─── Input data ───
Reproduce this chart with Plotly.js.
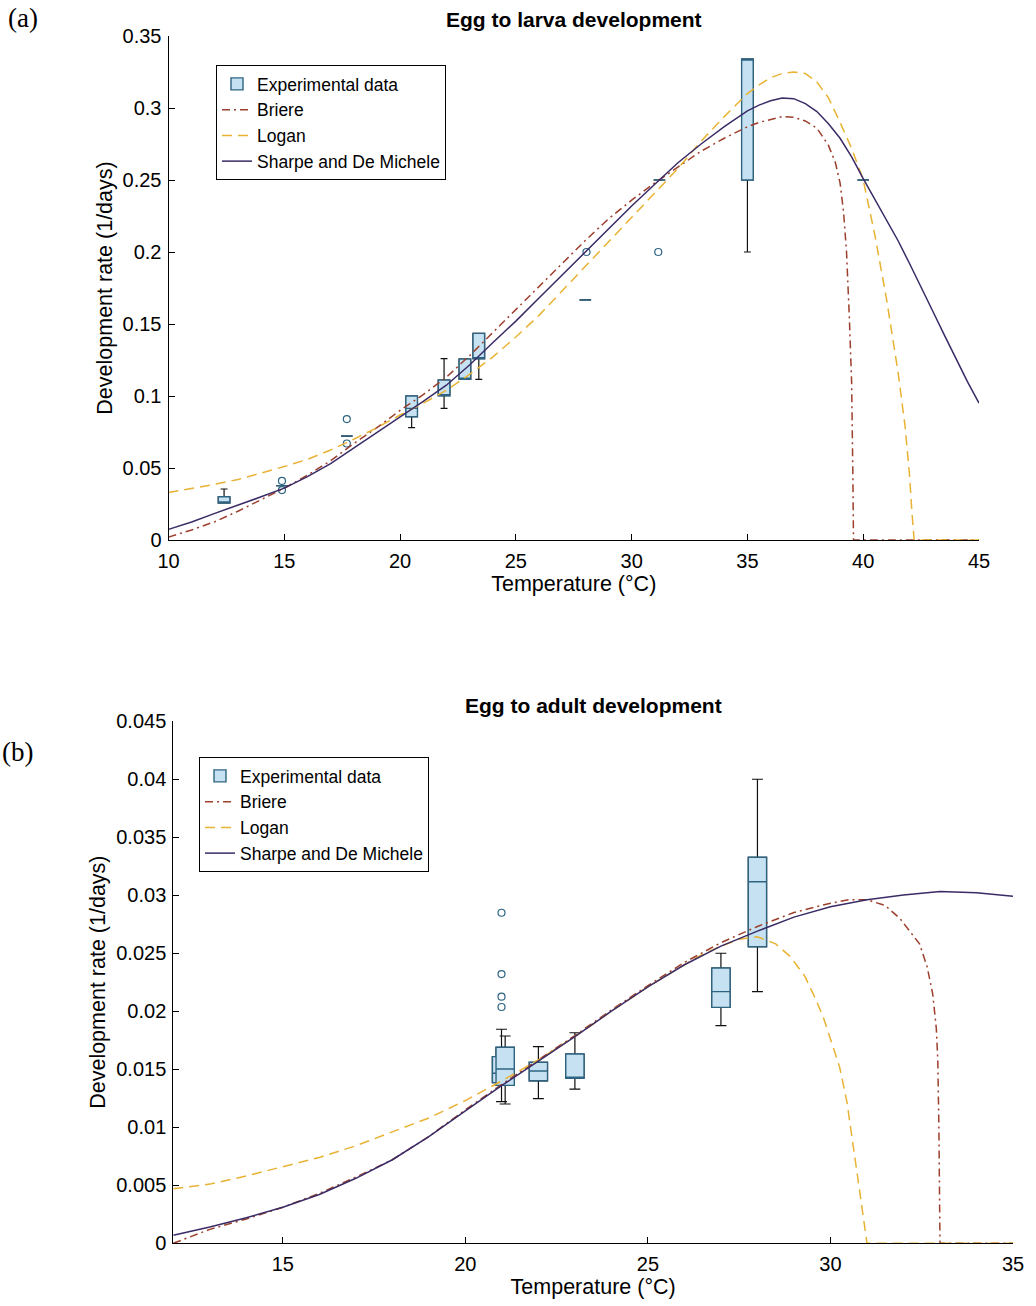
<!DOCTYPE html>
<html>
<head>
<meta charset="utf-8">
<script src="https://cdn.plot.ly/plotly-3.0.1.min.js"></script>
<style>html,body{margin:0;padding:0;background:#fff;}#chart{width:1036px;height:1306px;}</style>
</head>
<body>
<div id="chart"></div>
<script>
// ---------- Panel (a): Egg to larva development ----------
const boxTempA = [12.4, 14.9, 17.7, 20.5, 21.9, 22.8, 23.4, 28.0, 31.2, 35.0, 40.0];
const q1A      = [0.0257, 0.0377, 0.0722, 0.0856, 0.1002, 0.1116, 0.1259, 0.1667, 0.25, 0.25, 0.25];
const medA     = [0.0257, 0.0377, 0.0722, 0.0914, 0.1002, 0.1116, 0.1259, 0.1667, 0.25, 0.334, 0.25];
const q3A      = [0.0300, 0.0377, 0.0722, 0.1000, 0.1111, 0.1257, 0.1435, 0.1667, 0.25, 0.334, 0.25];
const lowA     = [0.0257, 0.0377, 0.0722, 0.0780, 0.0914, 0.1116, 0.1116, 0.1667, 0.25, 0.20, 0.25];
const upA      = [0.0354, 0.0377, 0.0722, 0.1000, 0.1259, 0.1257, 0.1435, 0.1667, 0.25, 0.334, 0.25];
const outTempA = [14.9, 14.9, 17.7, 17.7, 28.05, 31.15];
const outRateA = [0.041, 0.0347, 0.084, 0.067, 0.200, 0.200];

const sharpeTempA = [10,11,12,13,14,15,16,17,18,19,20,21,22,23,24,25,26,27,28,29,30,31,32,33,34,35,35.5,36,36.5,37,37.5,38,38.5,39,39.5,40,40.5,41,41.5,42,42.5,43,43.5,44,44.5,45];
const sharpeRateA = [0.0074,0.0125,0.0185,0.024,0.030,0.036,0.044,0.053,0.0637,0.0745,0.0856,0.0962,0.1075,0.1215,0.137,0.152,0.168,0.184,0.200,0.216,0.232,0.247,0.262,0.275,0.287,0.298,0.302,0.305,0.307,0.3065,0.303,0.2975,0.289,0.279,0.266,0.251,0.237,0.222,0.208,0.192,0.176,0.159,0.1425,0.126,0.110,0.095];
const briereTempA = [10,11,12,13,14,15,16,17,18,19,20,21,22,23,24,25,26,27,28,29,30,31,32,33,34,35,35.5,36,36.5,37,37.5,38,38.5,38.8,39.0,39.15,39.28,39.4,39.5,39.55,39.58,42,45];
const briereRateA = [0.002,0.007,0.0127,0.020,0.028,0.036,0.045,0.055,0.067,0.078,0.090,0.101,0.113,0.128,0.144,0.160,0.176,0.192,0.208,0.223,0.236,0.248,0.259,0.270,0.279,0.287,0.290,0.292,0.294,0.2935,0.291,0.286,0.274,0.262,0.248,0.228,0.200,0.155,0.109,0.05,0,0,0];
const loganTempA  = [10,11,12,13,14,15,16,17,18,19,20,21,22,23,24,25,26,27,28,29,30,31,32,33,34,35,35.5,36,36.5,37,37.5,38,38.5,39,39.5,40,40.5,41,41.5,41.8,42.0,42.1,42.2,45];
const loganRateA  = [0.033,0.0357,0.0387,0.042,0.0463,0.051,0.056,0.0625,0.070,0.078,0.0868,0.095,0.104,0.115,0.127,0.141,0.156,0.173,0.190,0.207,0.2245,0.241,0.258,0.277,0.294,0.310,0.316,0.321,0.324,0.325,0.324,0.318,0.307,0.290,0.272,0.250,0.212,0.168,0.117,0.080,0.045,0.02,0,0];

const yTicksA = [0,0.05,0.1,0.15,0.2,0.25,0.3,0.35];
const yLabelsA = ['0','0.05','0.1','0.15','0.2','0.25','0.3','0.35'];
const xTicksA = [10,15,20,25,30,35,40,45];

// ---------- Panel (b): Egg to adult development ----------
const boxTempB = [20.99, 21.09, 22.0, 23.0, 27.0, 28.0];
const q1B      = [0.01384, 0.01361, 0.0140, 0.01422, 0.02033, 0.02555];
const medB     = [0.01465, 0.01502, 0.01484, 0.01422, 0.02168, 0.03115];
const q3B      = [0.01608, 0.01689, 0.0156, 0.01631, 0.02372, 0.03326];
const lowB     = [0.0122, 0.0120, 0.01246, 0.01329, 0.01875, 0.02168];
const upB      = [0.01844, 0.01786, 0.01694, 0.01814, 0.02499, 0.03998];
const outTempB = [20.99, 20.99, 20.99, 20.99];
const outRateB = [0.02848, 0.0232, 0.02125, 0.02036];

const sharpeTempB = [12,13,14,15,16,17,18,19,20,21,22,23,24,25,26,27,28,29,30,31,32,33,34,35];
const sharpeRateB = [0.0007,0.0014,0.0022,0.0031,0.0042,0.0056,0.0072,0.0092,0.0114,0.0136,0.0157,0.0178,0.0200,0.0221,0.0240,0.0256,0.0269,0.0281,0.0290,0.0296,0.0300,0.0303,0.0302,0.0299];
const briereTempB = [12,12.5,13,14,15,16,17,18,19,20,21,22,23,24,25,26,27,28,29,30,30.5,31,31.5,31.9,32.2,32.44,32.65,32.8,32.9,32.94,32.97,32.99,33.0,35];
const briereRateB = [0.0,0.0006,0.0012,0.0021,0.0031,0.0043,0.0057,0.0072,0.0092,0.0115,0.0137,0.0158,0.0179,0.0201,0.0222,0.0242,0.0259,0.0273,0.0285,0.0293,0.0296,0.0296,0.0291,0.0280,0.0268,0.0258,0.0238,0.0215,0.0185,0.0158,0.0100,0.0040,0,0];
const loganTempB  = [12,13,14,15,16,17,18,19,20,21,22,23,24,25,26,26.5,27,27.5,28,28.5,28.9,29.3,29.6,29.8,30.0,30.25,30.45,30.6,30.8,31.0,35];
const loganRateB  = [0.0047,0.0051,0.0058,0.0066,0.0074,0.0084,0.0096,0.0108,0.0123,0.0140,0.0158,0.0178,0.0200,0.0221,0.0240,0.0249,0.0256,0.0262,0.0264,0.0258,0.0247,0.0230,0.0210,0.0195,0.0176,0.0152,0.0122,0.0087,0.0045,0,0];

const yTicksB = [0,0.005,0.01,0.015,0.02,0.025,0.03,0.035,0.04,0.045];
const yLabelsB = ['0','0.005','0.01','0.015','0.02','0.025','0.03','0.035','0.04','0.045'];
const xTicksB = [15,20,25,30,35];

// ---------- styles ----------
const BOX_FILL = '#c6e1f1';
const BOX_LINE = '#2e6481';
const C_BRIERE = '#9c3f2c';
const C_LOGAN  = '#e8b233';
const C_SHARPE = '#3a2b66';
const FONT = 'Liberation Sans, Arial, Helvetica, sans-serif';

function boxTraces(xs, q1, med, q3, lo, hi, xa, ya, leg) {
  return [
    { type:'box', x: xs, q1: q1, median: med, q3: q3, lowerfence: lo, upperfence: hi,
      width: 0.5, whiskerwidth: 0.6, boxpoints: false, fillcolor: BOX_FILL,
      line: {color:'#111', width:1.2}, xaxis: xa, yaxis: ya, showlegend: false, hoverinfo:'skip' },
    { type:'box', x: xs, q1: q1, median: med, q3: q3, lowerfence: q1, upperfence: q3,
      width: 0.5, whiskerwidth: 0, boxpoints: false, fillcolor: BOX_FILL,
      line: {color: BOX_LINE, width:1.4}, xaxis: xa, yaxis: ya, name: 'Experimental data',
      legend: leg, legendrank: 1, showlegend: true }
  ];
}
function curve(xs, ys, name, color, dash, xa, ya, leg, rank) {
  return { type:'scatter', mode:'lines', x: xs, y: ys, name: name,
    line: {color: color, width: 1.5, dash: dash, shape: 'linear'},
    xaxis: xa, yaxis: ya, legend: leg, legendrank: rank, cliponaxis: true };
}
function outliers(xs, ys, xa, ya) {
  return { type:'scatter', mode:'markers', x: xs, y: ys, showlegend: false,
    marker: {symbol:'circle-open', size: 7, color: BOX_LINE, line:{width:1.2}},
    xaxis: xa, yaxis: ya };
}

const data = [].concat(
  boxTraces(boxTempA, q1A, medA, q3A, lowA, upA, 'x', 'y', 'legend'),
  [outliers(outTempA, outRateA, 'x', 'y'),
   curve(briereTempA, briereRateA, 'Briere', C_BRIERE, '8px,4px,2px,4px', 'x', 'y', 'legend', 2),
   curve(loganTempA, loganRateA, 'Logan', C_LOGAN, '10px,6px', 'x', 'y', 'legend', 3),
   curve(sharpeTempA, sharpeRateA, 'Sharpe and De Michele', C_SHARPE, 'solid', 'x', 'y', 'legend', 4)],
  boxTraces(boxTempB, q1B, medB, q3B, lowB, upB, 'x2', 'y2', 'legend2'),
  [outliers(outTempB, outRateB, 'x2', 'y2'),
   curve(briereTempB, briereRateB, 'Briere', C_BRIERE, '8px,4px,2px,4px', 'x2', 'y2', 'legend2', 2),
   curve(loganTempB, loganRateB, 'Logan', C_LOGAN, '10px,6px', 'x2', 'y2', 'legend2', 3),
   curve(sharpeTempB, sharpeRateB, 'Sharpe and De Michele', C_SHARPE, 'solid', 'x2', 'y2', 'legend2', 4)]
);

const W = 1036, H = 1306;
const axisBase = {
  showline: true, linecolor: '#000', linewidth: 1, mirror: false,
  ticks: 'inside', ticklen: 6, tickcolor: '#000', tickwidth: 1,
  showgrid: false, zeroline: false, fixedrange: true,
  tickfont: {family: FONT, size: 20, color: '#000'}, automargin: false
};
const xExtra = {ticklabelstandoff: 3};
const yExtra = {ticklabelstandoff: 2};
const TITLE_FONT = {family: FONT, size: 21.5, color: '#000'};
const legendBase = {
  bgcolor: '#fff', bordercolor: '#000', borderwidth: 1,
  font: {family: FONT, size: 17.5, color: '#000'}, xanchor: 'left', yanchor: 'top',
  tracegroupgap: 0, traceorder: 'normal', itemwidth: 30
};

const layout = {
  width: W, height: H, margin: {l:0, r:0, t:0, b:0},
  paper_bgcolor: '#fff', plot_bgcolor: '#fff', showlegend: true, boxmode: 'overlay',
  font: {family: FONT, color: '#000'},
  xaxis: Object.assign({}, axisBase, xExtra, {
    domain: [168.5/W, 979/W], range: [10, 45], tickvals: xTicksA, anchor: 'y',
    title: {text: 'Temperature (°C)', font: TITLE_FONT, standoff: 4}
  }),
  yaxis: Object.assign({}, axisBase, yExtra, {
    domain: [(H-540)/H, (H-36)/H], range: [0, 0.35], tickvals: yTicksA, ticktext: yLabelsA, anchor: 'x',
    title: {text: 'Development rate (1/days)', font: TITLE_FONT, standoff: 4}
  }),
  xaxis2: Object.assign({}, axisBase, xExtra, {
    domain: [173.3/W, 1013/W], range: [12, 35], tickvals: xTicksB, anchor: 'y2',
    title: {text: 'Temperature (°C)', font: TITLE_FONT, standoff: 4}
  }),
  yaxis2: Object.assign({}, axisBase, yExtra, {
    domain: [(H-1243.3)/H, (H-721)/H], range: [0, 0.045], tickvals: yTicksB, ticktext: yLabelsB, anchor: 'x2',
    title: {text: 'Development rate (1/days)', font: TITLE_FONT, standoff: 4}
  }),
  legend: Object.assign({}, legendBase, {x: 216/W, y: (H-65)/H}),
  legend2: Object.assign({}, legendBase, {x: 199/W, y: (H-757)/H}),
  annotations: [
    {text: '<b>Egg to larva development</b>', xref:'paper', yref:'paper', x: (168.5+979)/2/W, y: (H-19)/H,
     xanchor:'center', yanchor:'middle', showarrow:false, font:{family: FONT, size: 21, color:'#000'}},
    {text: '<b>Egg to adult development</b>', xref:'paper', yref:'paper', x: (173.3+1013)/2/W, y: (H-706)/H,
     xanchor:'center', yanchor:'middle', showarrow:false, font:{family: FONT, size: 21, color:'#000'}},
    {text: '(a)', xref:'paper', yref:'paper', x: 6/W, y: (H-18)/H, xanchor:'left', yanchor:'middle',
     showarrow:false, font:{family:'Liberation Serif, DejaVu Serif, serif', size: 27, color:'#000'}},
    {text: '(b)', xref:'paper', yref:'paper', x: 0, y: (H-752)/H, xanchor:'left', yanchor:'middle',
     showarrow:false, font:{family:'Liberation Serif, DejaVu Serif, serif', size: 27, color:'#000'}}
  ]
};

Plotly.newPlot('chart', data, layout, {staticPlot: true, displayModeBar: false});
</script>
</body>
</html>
───
─── Input data ───
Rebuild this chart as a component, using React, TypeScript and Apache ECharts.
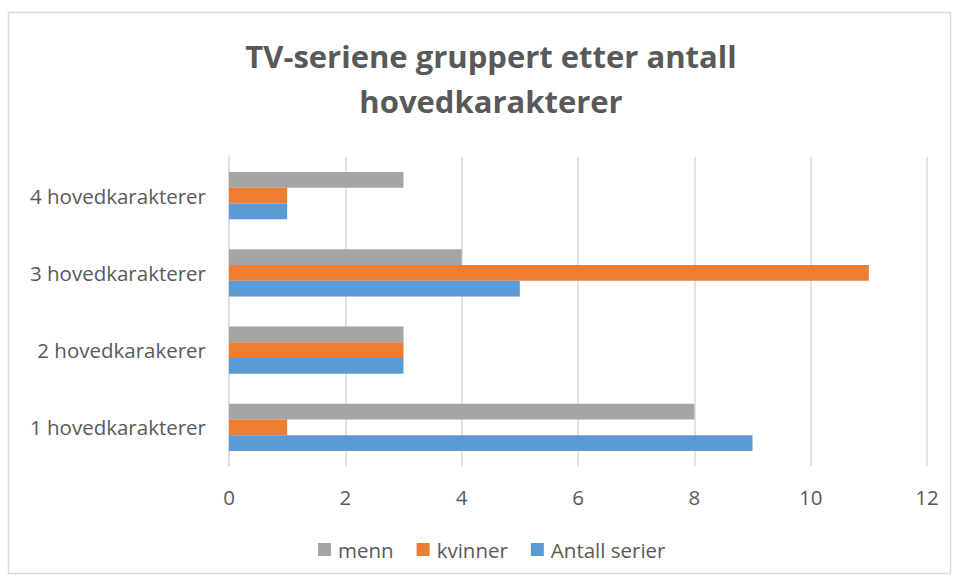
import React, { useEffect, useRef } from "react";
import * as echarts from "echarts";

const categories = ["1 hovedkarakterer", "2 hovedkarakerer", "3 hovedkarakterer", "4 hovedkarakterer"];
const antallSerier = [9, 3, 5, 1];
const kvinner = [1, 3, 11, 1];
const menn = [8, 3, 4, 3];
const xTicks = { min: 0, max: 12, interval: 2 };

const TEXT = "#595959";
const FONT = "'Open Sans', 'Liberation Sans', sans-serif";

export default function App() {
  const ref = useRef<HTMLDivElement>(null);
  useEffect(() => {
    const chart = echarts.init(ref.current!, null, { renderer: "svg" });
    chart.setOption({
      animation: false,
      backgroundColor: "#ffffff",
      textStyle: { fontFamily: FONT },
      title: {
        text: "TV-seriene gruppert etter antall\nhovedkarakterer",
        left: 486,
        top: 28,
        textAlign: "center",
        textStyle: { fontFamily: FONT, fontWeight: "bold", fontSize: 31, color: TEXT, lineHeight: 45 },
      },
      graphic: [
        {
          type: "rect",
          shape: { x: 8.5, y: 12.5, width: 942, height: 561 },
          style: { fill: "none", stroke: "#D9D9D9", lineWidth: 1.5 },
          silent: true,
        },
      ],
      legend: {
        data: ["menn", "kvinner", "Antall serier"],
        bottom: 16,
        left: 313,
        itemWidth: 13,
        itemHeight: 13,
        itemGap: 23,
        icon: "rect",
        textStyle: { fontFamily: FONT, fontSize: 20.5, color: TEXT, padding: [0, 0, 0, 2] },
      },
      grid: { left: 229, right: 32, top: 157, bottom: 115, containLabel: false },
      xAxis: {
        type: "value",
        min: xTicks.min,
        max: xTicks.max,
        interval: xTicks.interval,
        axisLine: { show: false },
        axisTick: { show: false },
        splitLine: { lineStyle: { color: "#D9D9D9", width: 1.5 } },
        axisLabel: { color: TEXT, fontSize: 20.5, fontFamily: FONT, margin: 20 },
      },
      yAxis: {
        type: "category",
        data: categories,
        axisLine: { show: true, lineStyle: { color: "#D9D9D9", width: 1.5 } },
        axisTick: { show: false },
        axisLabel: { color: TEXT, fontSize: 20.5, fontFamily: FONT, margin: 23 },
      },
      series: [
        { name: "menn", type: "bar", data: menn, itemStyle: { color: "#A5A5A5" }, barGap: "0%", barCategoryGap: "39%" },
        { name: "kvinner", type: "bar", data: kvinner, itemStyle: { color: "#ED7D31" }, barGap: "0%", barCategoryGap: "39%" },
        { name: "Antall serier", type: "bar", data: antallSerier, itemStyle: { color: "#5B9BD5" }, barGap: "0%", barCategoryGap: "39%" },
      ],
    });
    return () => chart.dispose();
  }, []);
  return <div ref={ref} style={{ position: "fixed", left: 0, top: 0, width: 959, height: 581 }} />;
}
───
Your copy should hold only the lines from the one containing "Rebuild this chart" through the one containing "import * as", word for word, with no pictures.

* **Answer to this task**:
Rebuild this chart as a component, using React, TypeScript and Apache ECharts.
import React, { useEffect, useRef } from "react";
import * as echarts from "echarts";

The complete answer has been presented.